Fast zeitgleich gab auch „Tagesschau“-Sprecherin Linda Zervakis ihren Abschied zu ProSieben bekannt. Dass eine Journalistin, deren Job bislang hauptsächlich darin bestand, Nachrichten einigermaßen unfallfrei vom Blatt oder Teleprompter vorzulesen, sich auch mal einer anderen beruflichen Herausforderung stellen möchte, ist verständlich. Deshalb aber gleich von einem „Brain Drain“ beim Ersten zu schwadronieren, erscheint doch reichlich übertrieben. Vielleicht ist es einfach so, dass die Kolleg*innen bei den werbefinanzierten Privaten mehr verdienen können als bei den nach der Gebührenblockade gegenwärtig etwas gehemmten Öffentlich-Rechtlichen. Würden ARD und ZDF sich an einem überhitzten Transferpoker beteiligen – das Geschrei wäre groß: Verschwendung von Beitragsgeldern, unlauteres Konkurrenzverhalten gegenüber Marktabhängigen – man kennt das.

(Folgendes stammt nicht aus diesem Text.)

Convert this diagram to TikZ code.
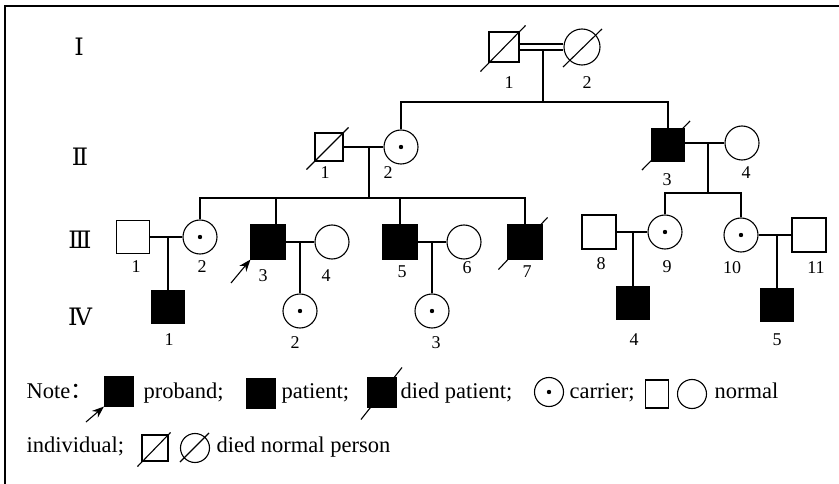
\documentclass[tikz,border=0pt]{standalone}
\usepackage{fontspec}
\setmainfont{Liberation Serif}
\newfontfamily\romfont{DejaVu Serif}
\newfontfamily\cjk{Noto Sans CJK SC}
\usetikzlibrary{arrows.meta,calc}
\begin{document}
\begin{tikzpicture}[x=1pt,y=-1pt,line width=1.1pt,
  sq/.style={draw,rectangle,inner sep=0pt,minimum size=#1},sq/.default=33,
  fsq/.style={sq=#1,fill=black},fsq/.default=33,
  circ/.style={draw,circle,inner sep=0pt,minimum size=#1},circ/.default=34,
  carr/.style={circ=#1,path picture={\fill (path picture bounding box.center) circle (2.2pt);}},carr/.default=34,
  lab/.style={font=\fontsize{18}{18}\selectfont,inner sep=0pt},
  gen/.style={font=\romfont\fontsize{24}{24}\selectfont,inner sep=0pt},
  leg/.style={font=\fontsize{22.5}{22.5}\selectfont,anchor=base west,inner sep=0pt},
  arr/.style={-{Stealth[length=12pt,width=9pt]}}]
\useasboundingbox (0,0) rectangle (839,484);
\draw[line width=2pt] (5,484) -- (5,6) -- (839,6);

% generation labels
\node[gen] (gI) at (79,47) {Ⅰ};
\node[gen] (gII) at (80,157) {Ⅱ};
\node[gen] (gIII) at (80,240) {Ⅲ};
\node[gen] (gIV) at (80,317) {Ⅳ};

% generation I
\node[sq=30] (I1) at (504,47) {};
\node[circ=36] (I2) at (582,47) {};
\draw ($(I1.south west)+(-8,9)$) -- ($(I1.north east)+(6,-6)$);
\draw ($(I2.center)+(-19,20)$) -- ($(I2.center)+(20,-18)$);
\draw ([yshift=3pt]I1.east) -- ([yshift=3pt]I2.west);
\draw ([yshift=-3pt]I1.east) -- ([yshift=-3pt]I2.west);
\node[lab] (lI1) at (509,83) {1};
\node[lab] (lI2) at (587,83) {2};
\coordinate (m1) at (543,50);
\coordinate (s1) at (543,102);

% generation II
\node[sq=28] (II1) at (329,147) {};
\node[carr] (II2) at (401,147) {};
\node[fsq] (II3) at (668,145) {};
\node[circ] (II4) at (742,143) {};
\draw ($(II1.south west)+(-8,8)$) -- ($(II1.north east)+(5,-5)$);
\draw ($(II3.south west)+(-9,8)$) -- ($(II3.north east)+(5,-7)$);
\node[lab] (lII1) at (325,173) {1};
\node[lab] (lII2) at (388,173) {2};
\node[lab] (lII3) at (667,180) {3};
\node[lab] (lII4) at (746,173) {4};
\draw (m1) -- (s1);
\draw (II2.north) -- (II2.north |- s1) -- (II3.north |- s1) -- (II3.north);
\draw (II1.east) -- (II2.west);
\draw (II3.east |- II4.west) -- (II4.west);
\coordinate (m2) at (369,147);
\coordinate (s2) at (369,198);
\coordinate (m3) at (708,143);
\coordinate (s3) at (708,193);
\draw (m2) -- (s2);
\draw (m3) -- (s3);

% generation III
\node[sq] (III1) at (133,237) {};
\node[carr] (III2) at (200,237) {};
\node[fsq=34] (III3) at (268,242) {};
\node[circ] (III4) at (332,242) {};
\node[fsq=34] (III5) at (400,242) {};
\node[circ] (III6) at (464,242) {};
\node[fsq=34] (III7) at (525,242) {};
\node[sq=34] (III8) at (599,232) {};
\node[carr] (III9) at (665,232) {};
\node[carr] (III10) at (741,235) {};
\node[sq=34] (III11) at (809,235) {};
\draw ($(III7.south west)+(-9,10)$) -- ($(III7.north east)+(5,-7)$);
\draw (III2.north) -- (III2.north |- s2) -- (III7.north |- s2) -- (III7.north);
\draw ([xshift=8pt]III3.north) -- ([xshift=8pt]III3.north |- s2);
\draw (III5.north) -- (III5.north |- s2);
\draw (III9.north) |- (s3) -| (III10.north);
\draw (III1.east) -- (III2.west);
\draw (III3.east) -- (III4.west);
\draw (III5.east) -- (III6.west);
\draw (III8.east) -- (III9.west);
\draw (III10.east) -- (III11.west);
\coordinate (pa) at (231,283);
\draw[arr] (pa) -- (III3.south west);
\node[lab] (lIII1) at (136,267) {1};
\node[lab] (lIII2) at (202,267) {2};
\node[lab] (lIII3) at (263,276) {3};
\node[lab] (lIII4) at (326,276) {4};
\node[lab] (lIII5) at (402,272) {5};
\node[lab] (lIII6) at (467,268) {6};
\node[lab] (lIII7) at (527,272) {7};
\node[lab] (lIII8) at (601,264) {8};
\node[lab] (lIII9) at (667,267) {9};
\node[lab] (lIII10) at (732,268) {10};
\node[lab] (lIII11) at (816,268) {11};
\coordinate (m4) at (168,237);
\coordinate (m5) at (300,242);
\coordinate (m6) at (432,242);
\coordinate (m7) at (633,232);
\coordinate (m8) at (777,235);

% generation IV
\node[fsq=32] (IV1) at (168,307) {};
\node[carr] (IV2) at (300,311) {};
\node[carr] (IV3) at (432,311) {};
\node[fsq=32] (IV4) at (633,303) {};
\node[fsq=32] (IV5) at (777,305) {};
\draw (m4) -- (IV1.north);
\draw (m5) -- (IV2.north);
\draw (m6) -- (IV3.north);
\draw (m7) -- (IV4.north);
\draw (m8) -- (IV5.north);
\node[lab] (lIV1) at (169,340) {1};
\node[lab] (lIV2) at (295,343) {2};
\node[lab] (lIV3) at (436,343) {3};
\node[lab] (lIV4) at (634,340) {4};
\node[lab] (lIV5) at (777,340) {5};

% legend line 1
\node[leg] (tNote) at (26,398) {Note{\cjk ：}};
\node[fsq=29] (LP) at (119,391.5) {};
\coordinate (lpa) at (86,422);
\draw[arr] (lpa) -- (LP.south west);
\node[leg] (tProband) at (143,398) {proband;};
\node[fsq=29] (LPat) at (261,393.5) {};
\node[leg] (tPatient) at (281,398) {patient;};
\node[fsq=29] (LDP) at (382,392.5) {};
\draw ($(LDP.south west)+(-6,12)$) -- ($(LDP.north east)+(5,-10)$);
\node[leg] (tDied) at (400,398) {died patient;};
\node[carr=29] (LC) at (549,392) {};
\node[leg] (tCarrier) at (569,398) {carrier;};
\node[draw,rectangle,inner sep=0pt,minimum width=23,minimum height=28] (LNs) at (657,394) {};
\node[circ=29] (LNc) at (692,394) {};
\node[leg] (tNormal) at (714,398) {normal};

% legend line 2
\node[leg] (tInd) at (26,452) {individual;};
\node[sq=26] (LDs) at (155,448) {};
\draw ($(LDs.south west)+(-4,5)$) -- ($(LDs.north east)+(2,-2)$);
\node[circ=29] (LDc) at (195,448) {};
\draw ($(LDc.center)+(-15,14)$) -- ($(LDc.center)+(14,-15)$);
\node[leg] (tDNP) at (216,452) {died normal person};
\end{tikzpicture}
\end{document}
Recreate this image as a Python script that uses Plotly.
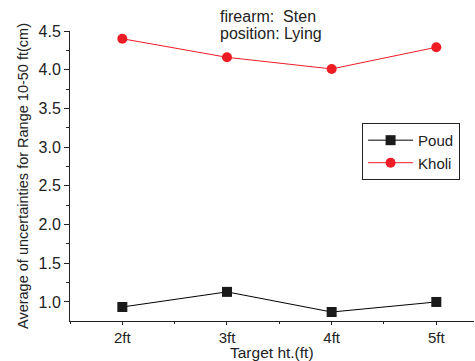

Was steckt tatsächlich hinter der „Informationsoffensive“ der Privaten? Der Schlüssel für diesen Strategiewechsel könnte in einem Passus des Ende 2020 verabschiedeten neuen Medienstaatsvertrags liegen. Paragraf 84 („Auffindbarkeit in Benutzeroberflächen“) sieht vor, dass Sender, „die in besonderem Maß einen Beitrag zur Meinungs- und Angebotsvielfalt im Bundesgebiet leisten, …leicht auffindbar zu sein“ haben. Weniger Trash und mehr Info gleich mehr Sichtbarkeit auf der Fernbedienung – so das leicht durchschaubare Kalkül von RTL und ProSieben. Erst recht in einem Superwahljahr.

Die offenbar kurzfristig angesteuerte Mutation vom Krawallsender zum mehr oder weniger seriösen Infoprogramm birgt allerdings Risiken. Die bisherige werberelevante Zielgruppe der 14- bis 49-Jährigen könnte da möglicherweise nicht mitspielen. Liebhaber von Proll- und Reality-TV lassen sich schließlich nicht so einfach in die Oper locken. Sollten die Quoten aufgrund dieser Schocktherapie in den Keller gehen, dürfte der Info-Offensive der Privaten schnell der Stecker gezogen werden.